Dataset:
[Begin]

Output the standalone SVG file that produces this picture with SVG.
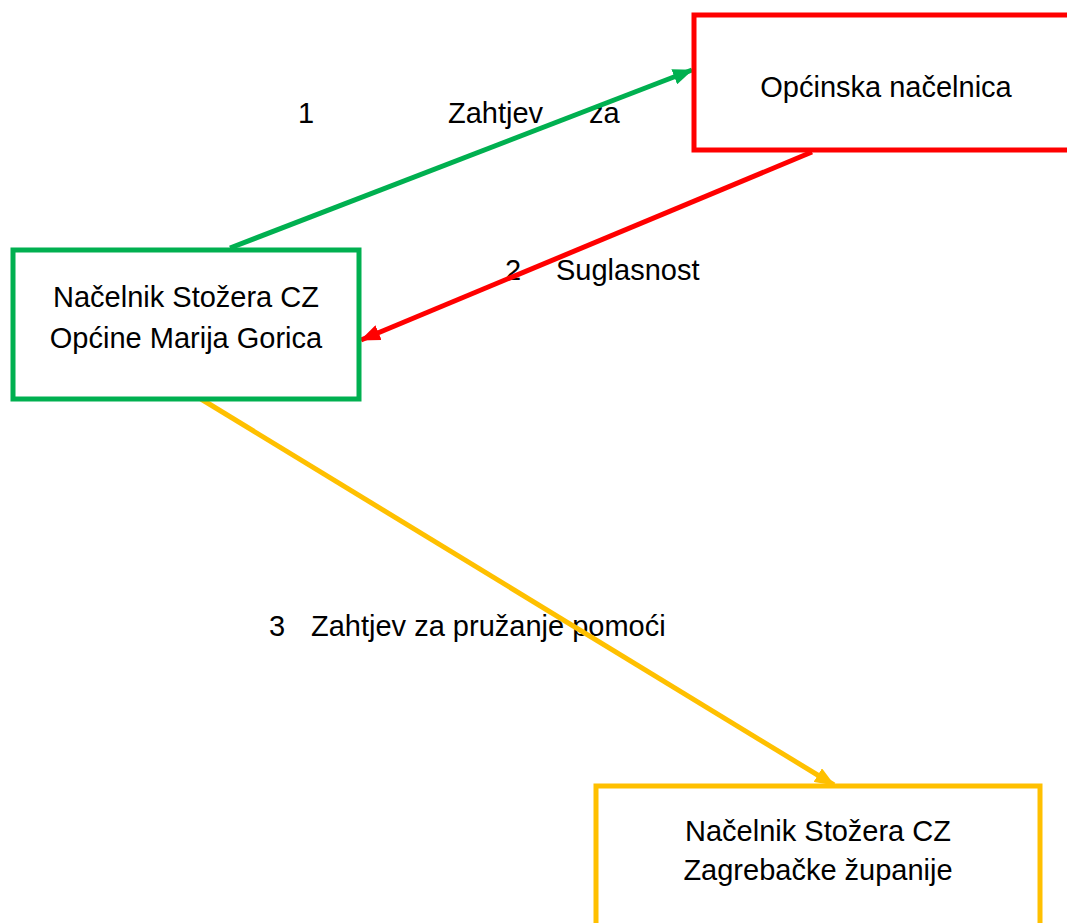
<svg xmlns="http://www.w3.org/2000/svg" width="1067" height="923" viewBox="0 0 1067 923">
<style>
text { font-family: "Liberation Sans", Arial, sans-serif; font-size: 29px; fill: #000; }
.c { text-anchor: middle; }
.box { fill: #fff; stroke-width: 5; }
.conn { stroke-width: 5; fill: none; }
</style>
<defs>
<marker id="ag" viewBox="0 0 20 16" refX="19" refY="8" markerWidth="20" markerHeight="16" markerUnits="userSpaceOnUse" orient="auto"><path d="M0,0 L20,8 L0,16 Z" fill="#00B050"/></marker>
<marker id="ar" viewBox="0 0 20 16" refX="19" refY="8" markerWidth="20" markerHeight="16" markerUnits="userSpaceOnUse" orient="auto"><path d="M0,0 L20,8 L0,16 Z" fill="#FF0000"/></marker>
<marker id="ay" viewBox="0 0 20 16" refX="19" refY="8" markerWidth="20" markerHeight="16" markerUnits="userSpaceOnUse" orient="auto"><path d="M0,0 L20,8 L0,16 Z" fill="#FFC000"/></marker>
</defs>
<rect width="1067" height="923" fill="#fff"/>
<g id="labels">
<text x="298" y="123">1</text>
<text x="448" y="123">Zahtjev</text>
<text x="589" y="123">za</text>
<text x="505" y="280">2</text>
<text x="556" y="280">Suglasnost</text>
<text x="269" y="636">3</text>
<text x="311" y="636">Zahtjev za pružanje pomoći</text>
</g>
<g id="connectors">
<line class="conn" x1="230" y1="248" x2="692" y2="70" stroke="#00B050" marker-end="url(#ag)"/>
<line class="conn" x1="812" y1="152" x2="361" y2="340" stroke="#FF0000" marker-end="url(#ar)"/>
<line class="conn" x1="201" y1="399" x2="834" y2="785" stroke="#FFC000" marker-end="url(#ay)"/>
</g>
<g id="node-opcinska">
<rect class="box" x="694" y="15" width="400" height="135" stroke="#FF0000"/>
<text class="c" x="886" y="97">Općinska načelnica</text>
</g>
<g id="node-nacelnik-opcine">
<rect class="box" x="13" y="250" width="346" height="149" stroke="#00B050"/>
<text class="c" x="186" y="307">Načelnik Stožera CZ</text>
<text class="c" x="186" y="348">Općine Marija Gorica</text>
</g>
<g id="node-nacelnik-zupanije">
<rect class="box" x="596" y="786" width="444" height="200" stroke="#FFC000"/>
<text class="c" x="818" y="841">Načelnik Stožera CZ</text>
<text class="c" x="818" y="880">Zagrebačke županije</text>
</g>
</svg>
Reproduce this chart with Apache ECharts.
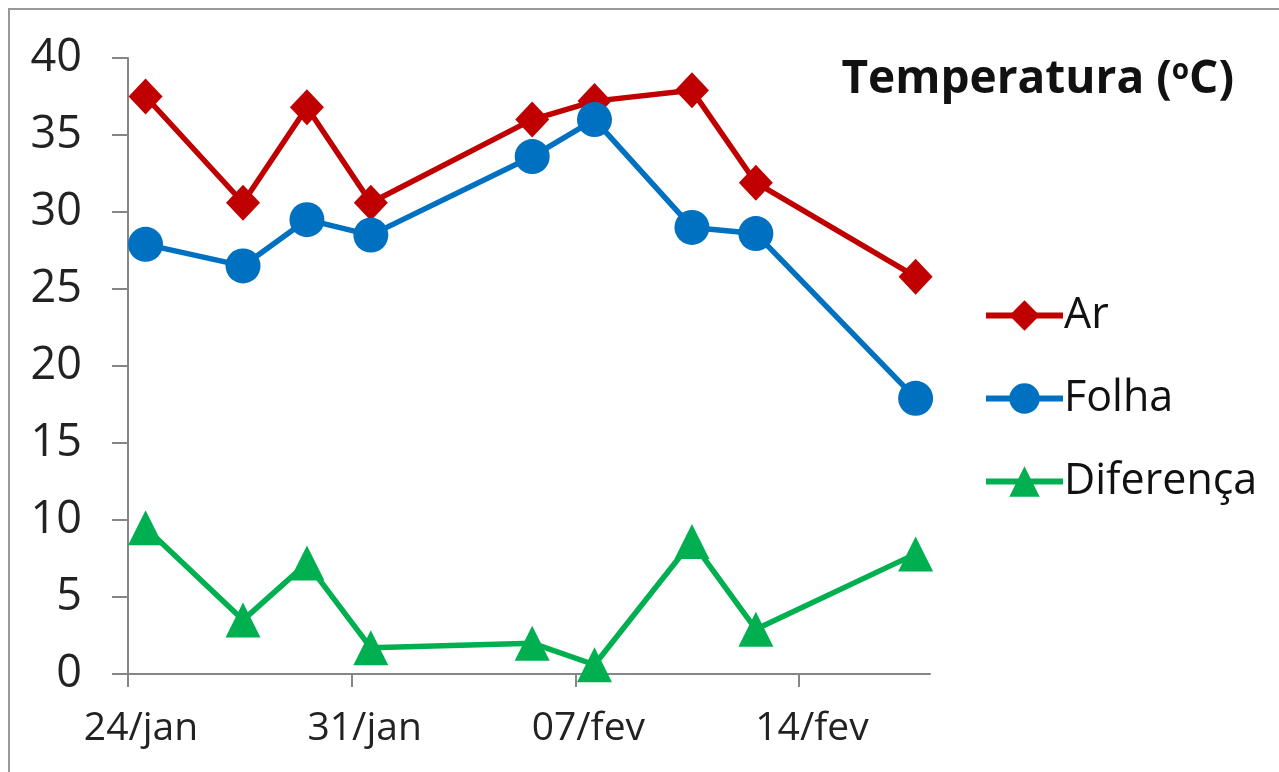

[End]

What to work on: Transcribe every record above exactly, leaving out the pictures.

Exercise answer:
Output the standalone SVG file that produces this picture with SVG.
<svg xmlns="http://www.w3.org/2000/svg" width="1067" height="923" viewBox="0 0 1067 923">
<style>
text { font-family: "Liberation Sans", Arial, sans-serif; font-size: 29px; fill: #000; }
.c { text-anchor: middle; }
.box { fill: #fff; stroke-width: 5; }
.conn { stroke-width: 5; fill: none; }
</style>
<defs>
<marker id="ag" viewBox="0 0 20 16" refX="19" refY="8" markerWidth="20" markerHeight="16" markerUnits="userSpaceOnUse" orient="auto"><path d="M0,0 L20,8 L0,16 Z" fill="#00B050"/></marker>
<marker id="ar" viewBox="0 0 20 16" refX="19" refY="8" markerWidth="20" markerHeight="16" markerUnits="userSpaceOnUse" orient="auto"><path d="M0,0 L20,8 L0,16 Z" fill="#FF0000"/></marker>
<marker id="ay" viewBox="0 0 20 16" refX="19" refY="8" markerWidth="20" markerHeight="16" markerUnits="userSpaceOnUse" orient="auto"><path d="M0,0 L20,8 L0,16 Z" fill="#FFC000"/></marker>
</defs>
<rect width="1067" height="923" fill="#fff"/>
<g id="labels">
<text x="298" y="123">1</text>
<text x="448" y="123">Zahtjev</text>
<text x="589" y="123">za</text>
<text x="505" y="280">2</text>
<text x="556" y="280">Suglasnost</text>
<text x="269" y="636">3</text>
<text x="311" y="636">Zahtjev za pružanje pomoći</text>
</g>
<g id="connectors">
<line class="conn" x1="230" y1="248" x2="692" y2="70" stroke="#00B050" marker-end="url(#ag)"/>
<line class="conn" x1="812" y1="152" x2="361" y2="340" stroke="#FF0000" marker-end="url(#ar)"/>
<line class="conn" x1="201" y1="399" x2="834" y2="785" stroke="#FFC000" marker-end="url(#ay)"/>
</g>
<g id="node-opcinska">
<rect class="box" x="694" y="15" width="400" height="135" stroke="#FF0000"/>
<text class="c" x="886" y="97">Općinska načelnica</text>
</g>
<g id="node-nacelnik-opcine">
<rect class="box" x="13" y="250" width="346" height="149" stroke="#00B050"/>
<text class="c" x="186" y="307">Načelnik Stožera CZ</text>
<text class="c" x="186" y="348">Općine Marija Gorica</text>
</g>
<g id="node-nacelnik-zupanije">
<rect class="box" x="596" y="786" width="444" height="200" stroke="#FFC000"/>
<text class="c" x="818" y="841">Načelnik Stožera CZ</text>
<text class="c" x="818" y="880">Zagrebačke županije</text>
</g>
</svg>
Reproduce this chart with Apache ECharts.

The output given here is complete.